---------- PROVIDED ENTRIES

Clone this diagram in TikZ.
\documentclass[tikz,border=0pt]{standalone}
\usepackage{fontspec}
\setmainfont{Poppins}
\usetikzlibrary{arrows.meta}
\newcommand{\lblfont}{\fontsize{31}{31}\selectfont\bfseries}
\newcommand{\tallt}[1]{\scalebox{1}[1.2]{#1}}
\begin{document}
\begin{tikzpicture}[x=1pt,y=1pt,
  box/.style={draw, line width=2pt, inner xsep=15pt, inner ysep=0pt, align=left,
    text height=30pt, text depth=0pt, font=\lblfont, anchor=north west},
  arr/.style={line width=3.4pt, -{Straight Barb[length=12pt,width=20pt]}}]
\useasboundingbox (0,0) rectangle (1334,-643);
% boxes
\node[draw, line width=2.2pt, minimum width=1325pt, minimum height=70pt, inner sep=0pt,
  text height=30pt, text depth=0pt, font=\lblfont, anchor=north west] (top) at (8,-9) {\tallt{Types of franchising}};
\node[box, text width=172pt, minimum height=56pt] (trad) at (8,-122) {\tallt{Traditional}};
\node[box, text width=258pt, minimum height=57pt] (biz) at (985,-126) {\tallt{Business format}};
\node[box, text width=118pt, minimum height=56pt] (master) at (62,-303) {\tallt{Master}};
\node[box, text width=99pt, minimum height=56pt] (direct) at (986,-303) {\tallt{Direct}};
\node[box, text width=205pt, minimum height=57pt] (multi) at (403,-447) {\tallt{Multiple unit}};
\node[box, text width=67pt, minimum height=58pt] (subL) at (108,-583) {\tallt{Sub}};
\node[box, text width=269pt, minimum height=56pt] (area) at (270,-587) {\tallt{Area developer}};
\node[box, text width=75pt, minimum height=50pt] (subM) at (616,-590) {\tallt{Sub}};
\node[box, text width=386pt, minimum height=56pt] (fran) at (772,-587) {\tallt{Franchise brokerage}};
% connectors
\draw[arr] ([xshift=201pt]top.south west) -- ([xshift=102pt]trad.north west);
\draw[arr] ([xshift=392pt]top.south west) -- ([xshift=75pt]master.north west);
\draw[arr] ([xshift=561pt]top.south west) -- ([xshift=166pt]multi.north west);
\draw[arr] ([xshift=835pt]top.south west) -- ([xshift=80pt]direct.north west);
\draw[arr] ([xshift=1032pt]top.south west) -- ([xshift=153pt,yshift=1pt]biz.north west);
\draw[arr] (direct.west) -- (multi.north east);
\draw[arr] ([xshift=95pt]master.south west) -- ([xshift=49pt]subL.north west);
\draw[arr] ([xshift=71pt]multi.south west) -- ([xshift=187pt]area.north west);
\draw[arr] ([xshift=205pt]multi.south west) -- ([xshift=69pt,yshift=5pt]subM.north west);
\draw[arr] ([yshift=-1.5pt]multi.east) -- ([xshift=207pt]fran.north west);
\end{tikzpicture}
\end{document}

--------------------
---------- PROVIDED ENTRIES

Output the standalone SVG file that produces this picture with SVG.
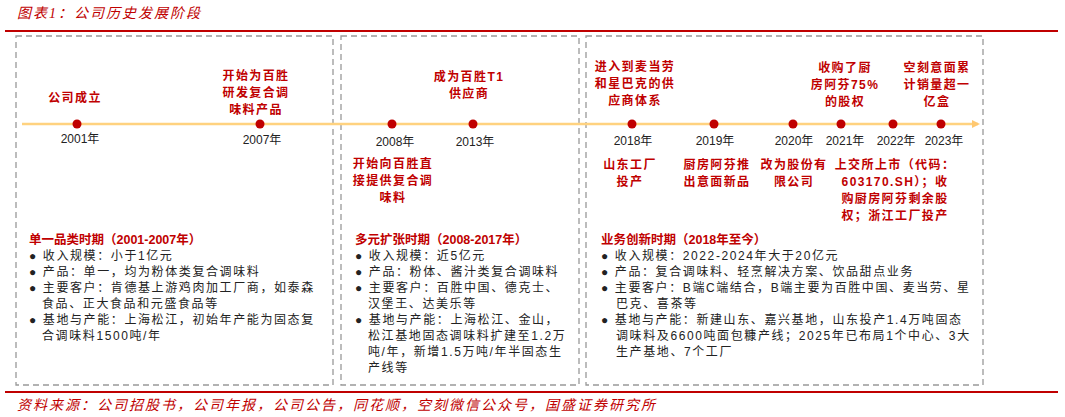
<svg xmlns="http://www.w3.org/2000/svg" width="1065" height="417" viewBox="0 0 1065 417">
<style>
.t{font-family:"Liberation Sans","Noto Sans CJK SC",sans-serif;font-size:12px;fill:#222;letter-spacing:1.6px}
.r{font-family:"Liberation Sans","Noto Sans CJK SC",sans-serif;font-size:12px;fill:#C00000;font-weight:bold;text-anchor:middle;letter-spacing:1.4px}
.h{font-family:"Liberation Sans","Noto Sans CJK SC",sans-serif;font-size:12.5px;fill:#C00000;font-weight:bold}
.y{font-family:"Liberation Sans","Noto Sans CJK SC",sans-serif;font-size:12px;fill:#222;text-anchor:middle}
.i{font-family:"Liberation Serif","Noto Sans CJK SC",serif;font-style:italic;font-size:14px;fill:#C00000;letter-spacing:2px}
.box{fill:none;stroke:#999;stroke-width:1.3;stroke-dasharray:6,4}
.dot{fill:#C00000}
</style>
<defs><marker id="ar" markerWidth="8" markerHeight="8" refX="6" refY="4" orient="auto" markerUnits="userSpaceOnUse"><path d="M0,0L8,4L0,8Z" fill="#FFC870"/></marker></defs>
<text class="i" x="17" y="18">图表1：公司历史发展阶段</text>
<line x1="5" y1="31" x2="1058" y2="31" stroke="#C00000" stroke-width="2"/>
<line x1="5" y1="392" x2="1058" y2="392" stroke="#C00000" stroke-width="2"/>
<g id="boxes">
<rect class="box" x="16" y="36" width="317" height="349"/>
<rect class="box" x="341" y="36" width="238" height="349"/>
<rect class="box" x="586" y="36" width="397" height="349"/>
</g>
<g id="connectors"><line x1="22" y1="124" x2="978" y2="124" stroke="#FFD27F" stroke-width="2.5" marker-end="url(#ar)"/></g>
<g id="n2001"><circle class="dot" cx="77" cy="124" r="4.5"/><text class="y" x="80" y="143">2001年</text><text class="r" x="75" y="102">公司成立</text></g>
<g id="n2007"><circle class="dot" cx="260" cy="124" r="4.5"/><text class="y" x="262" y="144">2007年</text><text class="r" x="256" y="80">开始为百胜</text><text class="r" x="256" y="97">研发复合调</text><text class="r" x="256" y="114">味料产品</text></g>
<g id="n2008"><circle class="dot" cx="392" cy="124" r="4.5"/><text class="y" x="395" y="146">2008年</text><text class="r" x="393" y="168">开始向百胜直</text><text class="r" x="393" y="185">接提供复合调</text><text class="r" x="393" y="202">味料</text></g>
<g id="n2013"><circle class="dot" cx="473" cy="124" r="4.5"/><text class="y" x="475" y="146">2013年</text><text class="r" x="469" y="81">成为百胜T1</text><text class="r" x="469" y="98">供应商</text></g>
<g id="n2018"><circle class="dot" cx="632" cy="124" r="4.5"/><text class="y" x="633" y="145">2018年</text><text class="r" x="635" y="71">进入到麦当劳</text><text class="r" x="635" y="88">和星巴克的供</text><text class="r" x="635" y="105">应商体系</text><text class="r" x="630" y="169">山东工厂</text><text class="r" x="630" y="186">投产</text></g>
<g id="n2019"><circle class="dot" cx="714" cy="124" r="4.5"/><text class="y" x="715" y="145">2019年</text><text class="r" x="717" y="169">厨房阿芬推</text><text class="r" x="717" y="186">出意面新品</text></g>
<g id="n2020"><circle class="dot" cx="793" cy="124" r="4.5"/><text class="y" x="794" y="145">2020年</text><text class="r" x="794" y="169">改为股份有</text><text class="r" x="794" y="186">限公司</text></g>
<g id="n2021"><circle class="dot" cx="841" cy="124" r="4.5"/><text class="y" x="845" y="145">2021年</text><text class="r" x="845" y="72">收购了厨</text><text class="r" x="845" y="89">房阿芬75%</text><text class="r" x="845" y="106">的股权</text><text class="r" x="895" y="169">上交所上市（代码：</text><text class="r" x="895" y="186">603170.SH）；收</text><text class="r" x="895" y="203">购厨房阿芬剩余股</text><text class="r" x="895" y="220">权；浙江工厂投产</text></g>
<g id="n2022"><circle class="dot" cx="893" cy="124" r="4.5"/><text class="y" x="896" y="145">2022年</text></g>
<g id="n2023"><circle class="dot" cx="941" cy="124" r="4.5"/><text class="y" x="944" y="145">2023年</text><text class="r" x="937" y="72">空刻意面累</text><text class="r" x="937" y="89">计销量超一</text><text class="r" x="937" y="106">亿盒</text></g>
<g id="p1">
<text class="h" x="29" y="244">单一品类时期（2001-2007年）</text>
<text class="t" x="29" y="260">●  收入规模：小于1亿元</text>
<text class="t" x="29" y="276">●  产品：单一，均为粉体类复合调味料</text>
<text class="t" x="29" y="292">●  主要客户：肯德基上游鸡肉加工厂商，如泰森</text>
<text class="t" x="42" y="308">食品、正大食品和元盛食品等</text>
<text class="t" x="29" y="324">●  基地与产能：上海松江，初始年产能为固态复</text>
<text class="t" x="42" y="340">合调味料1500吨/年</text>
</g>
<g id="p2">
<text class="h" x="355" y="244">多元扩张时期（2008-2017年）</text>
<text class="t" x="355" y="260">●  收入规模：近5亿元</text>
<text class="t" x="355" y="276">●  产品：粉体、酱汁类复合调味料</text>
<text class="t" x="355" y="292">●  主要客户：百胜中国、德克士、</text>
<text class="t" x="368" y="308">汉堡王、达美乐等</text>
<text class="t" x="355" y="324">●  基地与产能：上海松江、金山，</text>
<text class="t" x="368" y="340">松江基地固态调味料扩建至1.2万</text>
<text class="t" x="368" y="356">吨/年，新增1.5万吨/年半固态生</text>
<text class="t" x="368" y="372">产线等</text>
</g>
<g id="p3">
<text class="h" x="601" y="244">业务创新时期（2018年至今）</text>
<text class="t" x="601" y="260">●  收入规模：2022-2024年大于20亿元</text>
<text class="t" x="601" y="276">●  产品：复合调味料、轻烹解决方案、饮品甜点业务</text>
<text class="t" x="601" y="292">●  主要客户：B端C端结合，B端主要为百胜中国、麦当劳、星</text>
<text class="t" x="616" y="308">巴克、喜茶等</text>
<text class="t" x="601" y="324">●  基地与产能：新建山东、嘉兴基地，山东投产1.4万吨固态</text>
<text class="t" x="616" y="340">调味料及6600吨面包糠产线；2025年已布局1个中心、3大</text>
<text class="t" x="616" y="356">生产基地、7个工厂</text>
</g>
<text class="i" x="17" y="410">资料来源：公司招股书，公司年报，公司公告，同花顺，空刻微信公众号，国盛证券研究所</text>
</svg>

--------------------

PROBLEM TO SOLVE: Filter lines by "standalone" and return each hit.

THE RESULT:
\documentclass[tikz,border=0pt]{standalone}
Output the standalone SVG file that produces this picture with SVG.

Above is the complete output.